Muito se fala sobre o uso de preservativos como forma de proteção contra doenças sexualmente transmissíveis, principalmente a aids. Porém, por mais que a maioria pessoas saiba das ameaças de relações sexuais sem segurança, existem aquelas que mesmo assim, preferem o risco de contrair alguma doença. Diante desses fatos, Luiza Amaral, psicóloga que defendeu sua dissertação de Mestrado na Faculdade de Medicina da USP, decidiu estudar um caso específico de pessoas compulsivas sexuais, que é o de homens que fazem sexo com outros homens (HSH), compulsivamente e sem uso de preservativos.
Os homens que fazem sexo com homens - terminologia que engloba bissexuais e homossexuais - sem o uso de preservativos de forma intencional, são chamados pela ciência de barebackers. Luiza atenta para o fato de que essa denominação está sendo utilizada pela mídia em geral para designar um outro tipo de grupo, diferente desse que é o foco do seu estudo. “Na comunidade científica, barebacking é o comportamento dos HSH que querem fazer sexo sem preservativo, de forma intencional, mas sem a intenção de transmitir o HIV. Eles querem correr o risco. Mas o que tem se falado hoje em dia é de um grupo que tem a intenção de transmitir a doença intencionalmente, o que é um problema bem mais grave.” explica a psicóloga.
Luiza trabalha em um ambulatório do Instituto de Psiquiatria do Hospital das Clínicas (IPq) que trata especialmente dos compulsivos sexuais. Ela conta que a primeira parte de sua pesquisa foi recrutar os 55 voluntários HSH (pacientes do ambulatório) e estudar a prevalência do comportamento barebacking e a incidência do vírus HIV neles. Como resultado, Luiza concluiu que 38% dos envolvidos na pesquisa tinham esse comportamento, ou seja, 21 homens eram barebackers. Do total de voluntários HSH compulsivos sexuais, 11 são portadores do HIV, sendo que nove deles são barebacking. Para a pesquisadora esse é um número bem significativo, mas esperado já que eles se colocam muito mais em risco de contrair a doença.
A segunda e mais importante parte da pesquisa contou com o estudo a cerca da personalidade dos barebackers.
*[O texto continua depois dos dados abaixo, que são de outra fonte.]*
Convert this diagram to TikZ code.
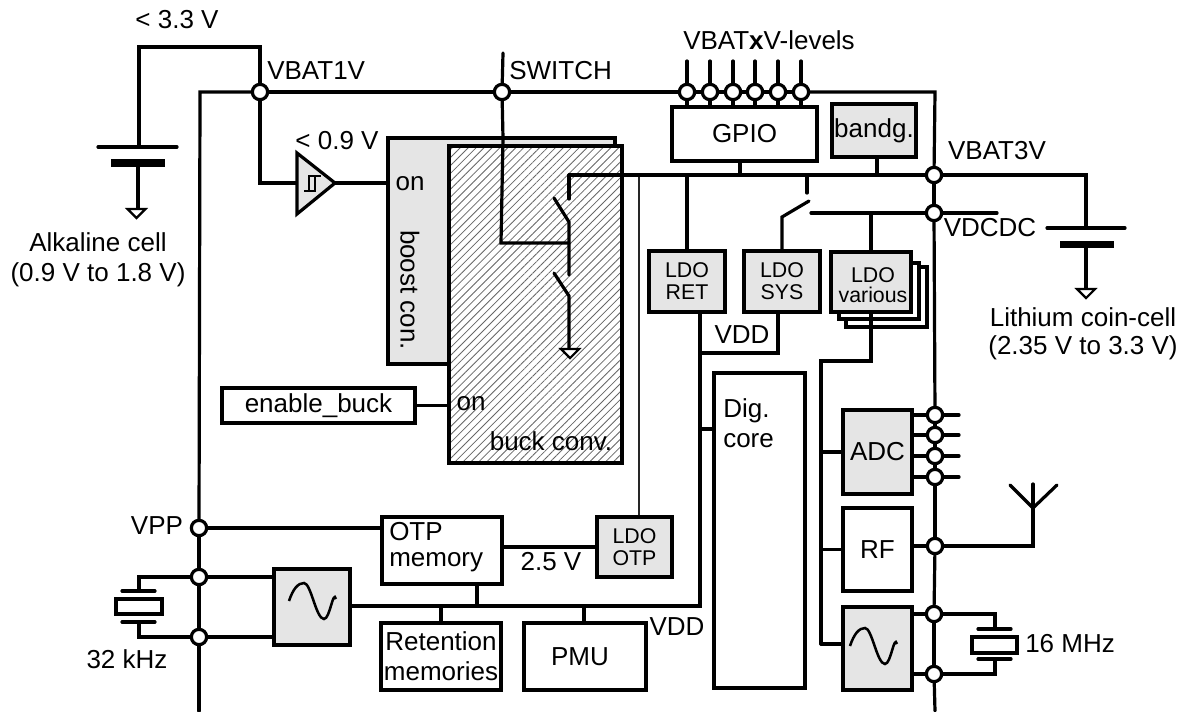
\documentclass[tikz,border=0pt]{standalone}
\usepackage{fontspec}
\setmainfont{Liberation Sans}
\usepackage{tikz}
\usetikzlibrary{patterns.meta}

\definecolor{blockgray}{gray}{0.9}
\tikzset{
  wire/.style={line width=2.4pt, line cap=round, line join=miter},
  thinwire/.style={line width=1.5pt, draw=black!85},
  plate/.style={line width=5.6pt},
  pin/.style={circle, draw, fill=white, line width=2.4pt, minimum size=11.5pt, inner sep=0pt},
  boxsize/.style 2 args={minimum width=#1*0.75pt, minimum height=#2*0.75pt},
  block/.style={draw, fill=white, line width=2.4pt, inner sep=0pt, align=center, font=\fontsize{19.5}{22.5}\selectfont},
  grayblock/.style={block, fill=blockgray},
  ldo/.style={grayblock, font=\fontsize{16}{16.5}\selectfont},
  hatched/.style={draw, line width=2.4pt, inner sep=0pt, preaction={fill=white},
    pattern={Lines[angle=45,distance=4.2pt,line width=0.6pt]}, pattern color=black!60},
  txt/.style={inner sep=0pt, align=center, font=\fontsize{19.5}{22.5}\selectfont},
}
\newcommand{\gndtip}[1]{\draw[line width=1.6pt, fill=white] (#1) ++(-9,0) -- ++(18,0) -- ++(-9,9) -- cycle;}
\newcommand{\sinewave}[1]{\draw[line width=1.9pt] (#1) .. controls +(4,-12) and +(-6,0) .. ++(15,-18)
  .. controls +(7,0) and +(-8,0) .. ++(20,36) .. controls +(6,0) and +(-3,-10) .. ++(12,-20);}

\begin{document}
\begin{tikzpicture}[x=0.75pt, y=-0.75pt]
  \useasboundingbox (0,0) rectangle (1182,711);

  % converter blocks
  \node[grayblock, boxsize={227}{226}] (boost) at (501.5,251) {};
  \node[hatched, boxsize={173}{317}] (buck) at (535.5,304.5) {};

  % blocks
  \node[block, boxsize={145}{54}] (gpio) at (744.5,134) {\raisebox{-2pt}{GPIO}};
  \node[grayblock, boxsize={84}{53}] (bandg) at (874,130.5) {bandg.};
  \node[ldo, boxsize={76}{61}] (ldoret) at (687,281.5) {LDO\\RET};
  \node[ldo, boxsize={76}{61}] (ldosys) at (782,281.5) {LDO\\SYS};
  \node[block, boxsize={81}{60}] (ldovar3) at (886.5,297) {};
  \node[block, boxsize={80}{56}] (ldovar2) at (879,291) {};
  \node[ldo, boxsize={80}{60}] (ldovar) at (871,282) {};
  \node[block, boxsize={91}{315}] (dig) at (759.5,530.5) {};
  \node[grayblock, boxsize={69}{84}] (adc) at (877.5,452) {ADC};
  \node[block, boxsize={69}{83}] (rf) at (877.5,549.5) {RF};
  \node[grayblock, boxsize={69}{83}] (osc16) at (877.5,648.5) {};
  \node[block, boxsize={193}{35}] (enbuck) at (318.5,405.5) {enable\_buck};
  \node[block, boxsize={120}{67}] (otp) at (442,550.5) {};
  \node[ldo, boxsize={75}{60}] (ldootp) at (634.5,547) {LDO\\OTP};
  \node[grayblock, boxsize={76}{76}] (osc32) at (312,607) {};
  \node[block, boxsize={120}{67}] (reten) at (441,656.5) {Retention\\memories};
  \node[block, boxsize={122}{67}] (pmu) at (585,656.5) {PMU\hspace{7.5pt}};

  % pads
  \node[pin] (vbat1) at (260,92) {};
  \node[pin] (swpin) at (502,92) {};
  \node[pin] (gp1) at (687,92) {};
  \node[pin] (gp2) at (710,92) {};
  \node[pin] (gp3) at (733,92) {};
  \node[pin] (gp4) at (755,92) {};
  \node[pin] (gp5) at (778,92) {};
  \node[pin] (gp6) at (801,92) {};
  \node[pin] (vbat3) at (934,175) {};
  \node[pin] (vdcdc) at (934,213) {};
  \node[pin] (adc1) at (935,415) {};
  \node[pin] (adc2) at (935,435) {};
  \node[pin] (adc3) at (935,456) {};
  \node[pin] (adc4) at (935,477) {};
  \node[pin] (rfpin) at (935,546) {};
  \node[pin] (xt16a) at (934,614) {};
  \node[pin] (xt16b) at (934,674) {};
  \node[pin] (vpp) at (199,528) {};
  \node[pin] (xt32a) at (199,577) {};
  \node[pin] (xt32b) at (199,637) {};

  % corners and free ends
  \coordinate (lcorner) at (200,92);
  \coordinate (rcorner) at (935,92);
  \coordinate (lbot) at (199,711);
  \coordinate (rbot) at (935,711);
  \coordinate (swtop) at (503,53);
  \coordinate (swbend) at (501,243);
  \coordinate (mid) at (569,243);
  \coordinate (hstart) at (569,175);
  \coordinate (hend) at (1086,175);
  \coordinate (vdcdcfree) at (997,213);
  \coordinate (swdc) at (811,213);
  \coordinate (cellin) at (139,147);
  \coordinate (trigin) at (297,183);
  \coordinate (trigout) at (335,183);
  \coordinate (vddbot) at (700,606);
  \coordinate (oscline) at (350,606);
  \coordinate (feedtop) at (821,361);
  \coordinate (feedbot) at (821,644);

  % supply rails
  \draw[wire] (lbot) -- (xt32b);
  \draw[wire] (xt32b) -- (xt32a);
  \draw[wire] (xt32a) -- (vpp);
  \draw[wire] (vpp) -- (lcorner) -- (vbat1);
  \draw[wire] (vbat1) -- (swpin);
  \draw[wire] (swpin) -- (gp1);
  \draw[wire] (gp1) -- (gp2);
  \draw[wire] (gp2) -- (gp3);
  \draw[wire] (gp3) -- (gp4);
  \draw[wire] (gp4) -- (gp5);
  \draw[wire] (gp5) -- (gp6);
  \draw[wire] (gp6) -- (rcorner) -- (vbat3);
  \draw[wire] (vbat3) -- (vdcdc);
  \draw[wire] (vdcdc) -- (adc1);
  \draw[wire] (adc1) -- (adc2);
  \draw[wire] (adc2) -- (adc3);
  \draw[wire] (adc3) -- (adc4);
  \draw[wire] (adc4) -- (rfpin);
  \draw[wire] (rfpin) -- (xt16a);
  \draw[wire] (xt16a) -- (xt16b);
  \draw[wire] (xt16b) -- (rbot);

  % alkaline cell
  \draw[wire] (vbat1) -- (260,47) -- (139,47) -- (cellin);
  \draw[wire] (98,147) -- (177,147);
  \draw[plate] (111,163) -- (165,163);
  \draw[wire] (138,163) -- (138,209);
  \gndtip{136.5,209}

  % comparator
  \draw[wire] (vbat1) |- (trigin);
  \draw[wire, fill=blockgray] (297,153) -- (trigout) -- (297,214) -- cycle;
  \draw[wire] (trigout) -- (trigout-|boost.west);
  \draw[line width=1.5pt] (304,191) -- (315,191) -- (315,176) (309,191) -- (309,176) -- (321,176);

  % switches in the buck block
  \draw[wire] (swtop) -- (swpin);
  \draw[wire] (swpin) -- (503,138) -- (swbend) -- (mid);
  \draw[wire] (hstart) -- (569,199);
  \draw[wire] (554,198) -- (569,222) -- (569,275);
  \draw[wire] (554,273) -- (569,296) -- (569,350);
  \gndtip{570,349}
  \draw[wire] (hstart) -- (vbat3);
  \draw[wire] (vbat3) -- (hend) -- (1086,228);
  \draw[wire] (enbuck.east) -- (enbuck.east-|buck.west);

  % lithium cell
  \draw[wire] (1047,228) -- (1125,228);
  \draw[plate] (1060,244.5) -- (1114,244.5);
  \draw[wire] (1086,245) -- (1086,289);
  \gndtip{1086,289}

  % gpio pins
  \foreach \p in {gp1,gp2,gp3,gp4,gp5,gp6} {
    \draw[wire] (\p) -- (\p|-0,61);
    \draw[wire] (\p) -- (\p|-gpio.north);
  }
  \draw[wire] (gpio.south-|740,0) -- (740,175);
  \draw[wire] (bandg.south-|877,0) -- (877,175);

  % regulators
  \draw[wire] (ldoret.north) -- (687,175);
  \draw[wire] (807,175) -- (807,193);
  \draw[wire] (ldosys.north) -- (782,217) -- (809,201);
  \draw[wire] (swdc) -- (vdcdc);
  \draw[wire] (vdcdc) -- (vdcdcfree);
  \draw[wire] (ldovar.north) -- (871,213);
  \draw[thinwire] (ldootp.north-|639,0) -- (639,177);
  \draw[wire] (ldovar.south) -- (871,361) -- (feedtop) -- (feedbot);
  \draw[wire] (feedtop|-adc.west) -- (adc.west);
  \draw[wire] (rf.west) -- (rf.west-|feedtop);
  \draw[wire] (feedbot) -- (feedbot-|osc16.west);
  \draw[wire] (ldoret.south-|700,0) -- (vddbot) -- (oscline);
  \draw[wire] (ldosys.south-|778,0) -- (778,353) -- (700,353);
  \draw[wire] (700,429) -- (dig.west|-0,429);

  % lower blocks
  \draw[wire] (vpp) -- (vpp-|otp.west);
  \draw[wire] (otp.east|-0,547) -- (ldootp.west|-0,547);
  \draw[wire] (otp.south-|477,0) -- (477,606);
  \draw[wire] (reten.north) -- (441,606);
  \draw[wire] (pmu.north-|584,0) -- (584,606);

  % 32 kHz crystal
  \draw[wire] (xt32a) -- (xt32a-|osc32.west);
  \draw[wire] (xt32b) -- (xt32b-|osc32.west);
  \draw[wire] (xt32a) -- (139,577) -- (139,591);
  \draw[wire] (xt32b) -- (139,637) -- (139,622);
  \draw[wire] (122,591) -- (155,591);
  \draw[wire] (122,622) -- (155,622);
  \draw[wire] (116,599) rectangle (162,614);
  \sinewave{289,601}

  % 16 MHz crystal and pins
  \draw[wire] (osc16.east|-xt16a) -- (xt16a);
  \draw[wire] (osc16.east|-xt16b) -- (xt16b);
  \draw[wire] (xt16a) -- (995,614) -- (995,629);
  \draw[wire] (xt16b) -- (995,674) -- (995,659);
  \draw[wire] (978,629) -- (1011,629);
  \draw[wire] (978,659) -- (1011,659);
  \draw[wire] (972,637) rectangle (1017,653);
  \sinewave{850,646}
  \draw[wire] (adc.east|-adc1) -- (adc1);
  \draw[wire] (adc1) -- (959,415);
  \draw[wire] (adc.east|-adc2) -- (adc2);
  \draw[wire] (adc2) -- (959,435);
  \draw[wire] (adc.east|-adc3) -- (adc3);
  \draw[wire] (adc3) -- (959,456);
  \draw[wire] (adc.east|-adc4) -- (adc4);
  \draw[wire] (adc4) -- (959,477);

  % antenna
  \draw[wire] (rf.east|-rfpin) -- (rfpin);
  \draw[wire] (rfpin) -- (1033,546) -- (1033,484);
  \draw[wire] (1010,485) -- (1033,508) -- (1057,485);

  % labels
  \node[txt] (lt33) at (177,20) {< 3.3 V};
  \node[txt] (lt09) at (337,141) {< 0.9 V};
  \node[txt, anchor=west] (lvbat1) at (267,71) {VBAT1V};
  \node[txt, anchor=west] (lswitch) at (509,71) {SWITCH};
  \node[txt] (llevels) at (769,40) {VBAT\textbf{x}V-levels};
  \node[txt] (lvbat3) at (997,151) {VBAT3V};
  \node[txt] (lvdcdc) at (990,228) {VDCDC};
  \node[txt] (lalk) at (98,260) {Alkaline cell\\(0.9 V to 1.8 V)};
  \node[txt] (llith) at (1083,334) {Lithium coin-cell\\[-1.5pt](2.35 V to 3.3 V)};
  \node[txt, font=\fontsize{16}{15}\selectfont] (lvar) at (873,285) {LDO\\various};
  \node[txt] (lon1) at (410,184) {on};
  \node[txt, rotate=-90] (lboost) at (410,290) {boost con.};
  \node[txt] (lon2) at (471,404) {on};
  \node[txt] (lbuck) at (551,441) {buck conv.};
  \node[txt] (lvdd1) at (742,335) {VDD};
  \node[txt] (lvdd2) at (677,627) {VDD};
  \node[txt, anchor=west] (ldig) at (723,411) {Dig.};
  \node[txt, anchor=west] (lcore) at (723,441) {core};
  \node[txt, anchor=west] (lotp) at (389,532) {OTP};
  \node[txt, anchor=west] (lmem) at (389,562) {memory};
  \node[txt] (l25) at (551,562) {2.5 V};
  \node[txt] (lvpp) at (157,526) {VPP};
  \node[txt] (l32) at (127,659) {32 kHz};
  \node[txt, anchor=west] (l16) at (1025,644) {16 MHz};
\end{tikzpicture}
\end{document}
Luiza explica que o objetivo central da pesquisa foi ver se esses homens eram mais propensos a ter algum problema de personalidade. Por meio do instrumento de Cloninger (instrumento que permite traçar um perfil da personalidade do indivíduo), que é dividido em temperamento e caráter, a pesquisadora procurou avaliar três fatores: o autodirecionamento (caráter), a busca por novidade e a evitação de danos (temperamento). Ela conta que “o autodirecionamento é a forma como me posiciono na vida, em relação as minhas metas e os meus objetivos. Como eu me direciono e se sou uma pessoa que tem a autoestima boa”.
Os resultados esperados eram que os HSH compulsivos sexuais com o comportamento barebacking teriam um menor autodirecionamento, uma busca mais elevada por novidade e uma menor evitação de danos, quando comparados aos HSH compulsivos sexuais sem o comportamento barebacking. Porém, a conclusão final se diferenciou um pouco do que era previsto. Os barebackers tem uma tendência à busca de novidades mais alta, mas não tanto como se esperava. Já a evitação de danos não apresentou diferenças. No entanto, a surpresa da pesquisadora foi no fator de autodirecionamento.
O estudo mostrou que os HSH com comportamento barebacking apresentam um grande comprometimento no autodirecionamento. Luiza explica que em geral, os fatores de caráter estão associados a transtornos de personalidade. O baixo autodirecionamento se relaciona com dificuldade na aceitação de responsabilidade, falta de metas a longo prazo, autoestima cronicamente baixa e dificuldades com a própria identidade.
De acordo com a pesquisadora, o resultado principal de sua pesquisa foi perceber que a questão da personalidade dos HSH barebacking - o grande comprometimento do autodirecionamento -é algo tratável, pois está no caráter. A psicóloga relata que o temperamento das pessoas é algo inato, mas o contrário acontece com o caráter, que se desenvolve ao longo da vida, e por isso, tem um tratamento psicológico mais fácil. Ela completa dizendo que as intervenções clínicas no caráter podem ajudar a criar uma consciência mais critica e uma consequente melhora na tomada de decisões, o que contribui na personalidade como um todo, visto que os fatores influenciam um nos outros.